Fashion Week Highlight: Survivalism With Rad Hourani
“This is kind of a celebration,” designer Rad Hourani told Rolling Stone Tuesday night after presenting another dynamic collection. “Fall 2012. I’ve been doing this five years now, and it keeps getting better.” He offers Howard Roark, protagonist of Ayn Rand’s Fountainhead, as a compelling literary twin: “we both embraced the idea of Nothing and made it something.”
It indeed is something of a victory for a designer who famously “came from nothing and nowhere” to come this far, especially one whose rejection of conventional sartorial mores risked alienating the gatekeepers of New York fashion. But Hourani has a cult of admirers, usually exquisitely androgynous, severe and dressed in black – the cornerstones of the designer’s sinuous aesthetic.
But with Rad by Rad Hourani, the newer, slightly more accessible line he’s presenting at Fashion Week, he’s been branching out, experimenting with color and cutting-edge agency. An undeniable whiff of military influence resonates from the green and black unisex clothes, though Hourani’s regiment of lookalike models always lend an air of imposing, impressive conformity to his shows; it’s an extremely powerful way to convey an aesthetic. Yet the designer explained it was “the forest” that inspired the verdant-touched looks – more specifically, the tension between ancient and modern ideals. Indeed, a certain survivalist streak underscores Fall 2012. It’s a fitting theme, given the designer’s own hard-won viability in his industry.

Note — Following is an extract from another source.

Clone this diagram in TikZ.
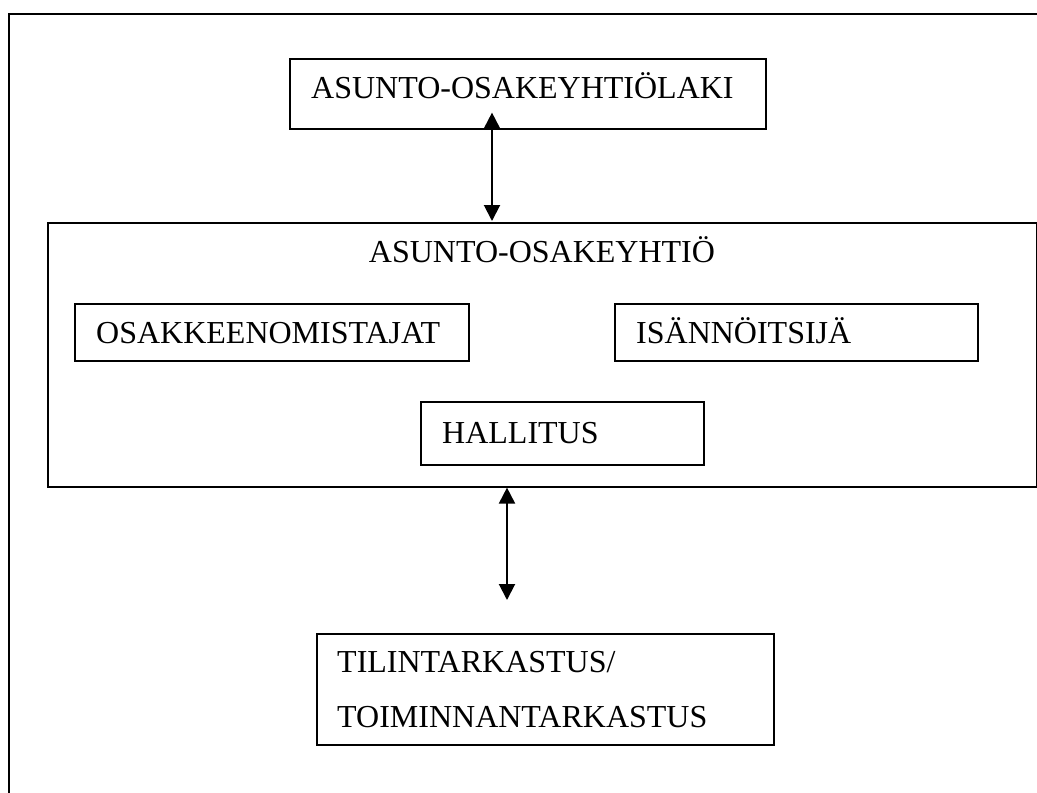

“I took my two favorite shades of green and put them in the collection, and used it on key garments. It’s so hard to find a perfect puffy jacket, let alone one in green,” Hourani says. He’s also explicitly conscientious about creating highly convertible looks. Who knows what situation you may find yourself in? “My collections are always about transformation and about how you can evolve within the clothes. Everything I show is reversible,” he explains, noting the straps, suspenders and zippers prominent in the show all have utility in mind. “The backpacks can be a handbag. There are belts everywhere, so you have options.” Thrillingly, these are clothes encrypted with secrets and hidden invention.